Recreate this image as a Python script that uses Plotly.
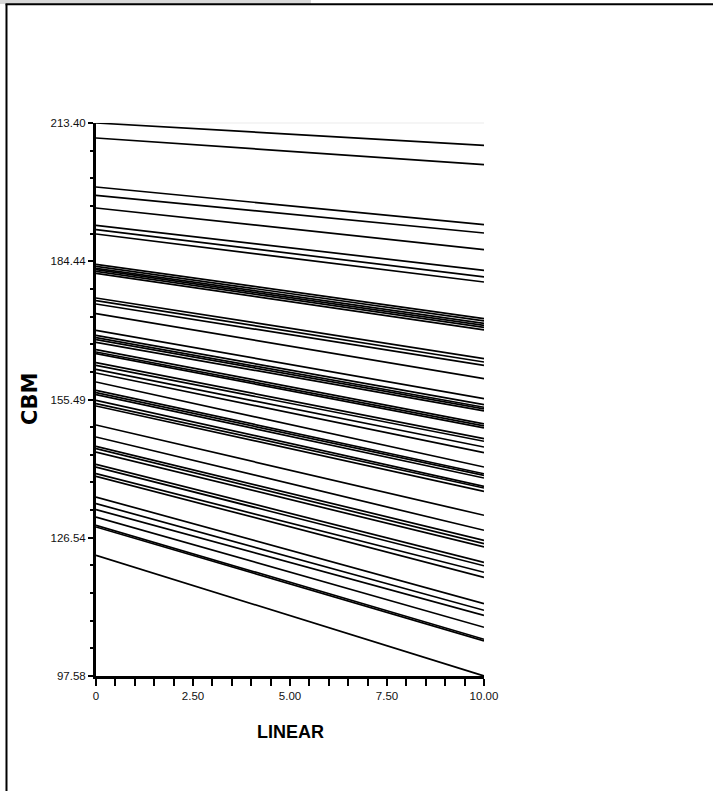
import numpy as np
import plotly.graph_objects as go

# Values at LINEAR = 0 and LINEAR = 10 for each line
x_points = [0, 10]
start_values = [
    213.40, 210.26, 200.00, 198.26, 195.60, 191.97, 191.07, 190.15,
    183.81, 183.39, 182.97, 182.70, 182.34, 181.92,
    176.75, 176.20, 175.49, 173.48,
    169.98, 168.94, 168.45, 168.04, 167.47,
    165.94, 165.44, 165.10, 163.22, 162.65, 161.81, 161.04,
    159.16, 157.42, 156.93, 156.52, 155.32, 154.63, 154.13,
    150.15, 147.64, 145.69, 145.21, 144.49,
    141.92, 141.35, 139.97, 139.40,
    135.07, 133.69, 132.43, 130.88, 129.14, 128.79, 122.86,
]
end_values = [
    208.73, 204.69, 192.12, 190.36, 186.89, 182.55, 181.15, 180.10,
    172.43, 171.97, 171.45, 171.03, 170.61, 170.09,
    164.06, 163.34, 162.65, 159.87,
    155.68, 154.42, 153.86, 153.54, 153.12,
    150.40, 149.98, 149.56, 147.30, 146.74, 145.54, 144.37,
    141.35, 139.93, 139.61, 139.05, 137.31, 136.95, 136.26,
    131.24, 128.10, 126.00, 125.31, 124.60,
    121.39, 120.66, 119.30, 118.25,
    112.74, 111.34, 110.29, 107.78, 105.27, 104.95, 97.58,
]

x_tick_values = [0, 2.5, 5, 7.5, 10]
x_tick_labels = ["0", "2.50", "5.00", "7.50", "10.00"]
y_tick_values = [97.58, 126.535, 155.49, 184.445, 213.40]
y_tick_labels = ["97.58", "126.54", "155.49", "184.44", "213.40"]

x_title = "LINEAR"
y_title = "CBM"

fig = go.Figure()
for s, e in zip(start_values, end_values):
    fig.add_trace(go.Scatter(
        x=x_points, y=[s, e], mode="lines",
        line=dict(color="black", width=1.7),
        showlegend=False, hoverinfo="skip",
    ))

# minor tick positions between labelled ticks
y_minor = []
for a, b in zip(y_tick_values[:-1], y_tick_values[1:]):
    y_minor += list(np.linspace(a, b, 6)[1:-1])

tick_font = dict(family="Liberation Sans Narrow, Arial Narrow, Liberation Sans, sans-serif",
                 size=11.5, color="#111111")

fig.update_layout(
    width=713, height=791, autosize=False,
    margin=dict(l=96, r=229, t=123, b=115, pad=0),
    paper_bgcolor="white", plot_bgcolor="white",
    showlegend=False,
    xaxis=dict(
        range=[0, 10], showgrid=False, zeroline=False,
        showline=True, linecolor="black", linewidth=3,
        ticks="outside", ticklen=7, tickwidth=2, tickcolor="black",
        tickmode="array", tickvals=x_tick_values, ticktext=x_tick_labels,
        tickfont=tick_font,
        minor=dict(ticks="outside", ticklen=7, tickwidth=2, tickcolor="black",
                   dtick=0.5, tick0=0, showgrid=False),
    ),
    yaxis=dict(
        range=[97.58, 213.40], showgrid=False, zeroline=False,
        showline=True, linecolor="black", linewidth=3,
        ticks="outside", ticklen=5, tickwidth=2, tickcolor="black",
        tickmode="array", tickvals=y_tick_values, ticktext=y_tick_labels,
        tickfont=tick_font,
        minor=dict(ticks="outside", ticklen=3, tickwidth=2, tickcolor="black",
                   tickmode="array", tickvals=y_minor, showgrid=False),
    ),
    annotations=[
        dict(text=x_title, xref="paper", yref="paper", x=0.5, y=-0.101,
             showarrow=False, xanchor="center", yanchor="middle",
             font=dict(family="Liberation Sans Narrow, Arial Narrow, Liberation Sans, sans-serif",
                       size=18, color="black", weight="bold")),
        dict(text=y_title, xref="paper", yref="paper", x=-0.170, y=0.501,
             showarrow=False, xanchor="center", yanchor="middle", textangle=-90,
             font=dict(family="DejaVu Sans, sans-serif", size=21, color="black",
                       weight="bold")),
    ],
    shapes=[
        # grey strip at the very top
        dict(type="rect", xref="paper", yref="paper", x0=-0.25, x1=0.554,
             y0=1.2150, y1=1.24, line=dict(width=0), fillcolor="#d8d8d8"),
        # faint top border of plotting area
        dict(type="line", xref="paper", yref="paper", x0=0, x1=1, y0=1, y1=1,
             line=dict(color="#ebebeb", width=1), layer="below"),
        # outer frame (left and top)
        dict(type="line", xref="paper", yref="paper", x0=-0.2307, x1=-0.2307,
             y0=1.2146, y1=-0.22, line=dict(color="black", width=2)),
        dict(type="line", xref="paper", yref="paper", x0=-0.2333, x1=1.60,
             y0=1.2146, y1=1.2146, line=dict(color="black", width=2)),
    ],
)

fig.write_html(
    "out.html",
    config={"displayModeBar": False},
    post_script="document.body.style.margin='0px';document.body.style.overflow='hidden';",
)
+++
- BRIEF -
Return exactly what appears from the opening line of the material through the line with "import plotly.graph_objects as go", apart from the pictures.

- EXPECTED ANSWER -
Recreate this image as a Python script that uses Plotly.
import numpy as np
import plotly.graph_objects as go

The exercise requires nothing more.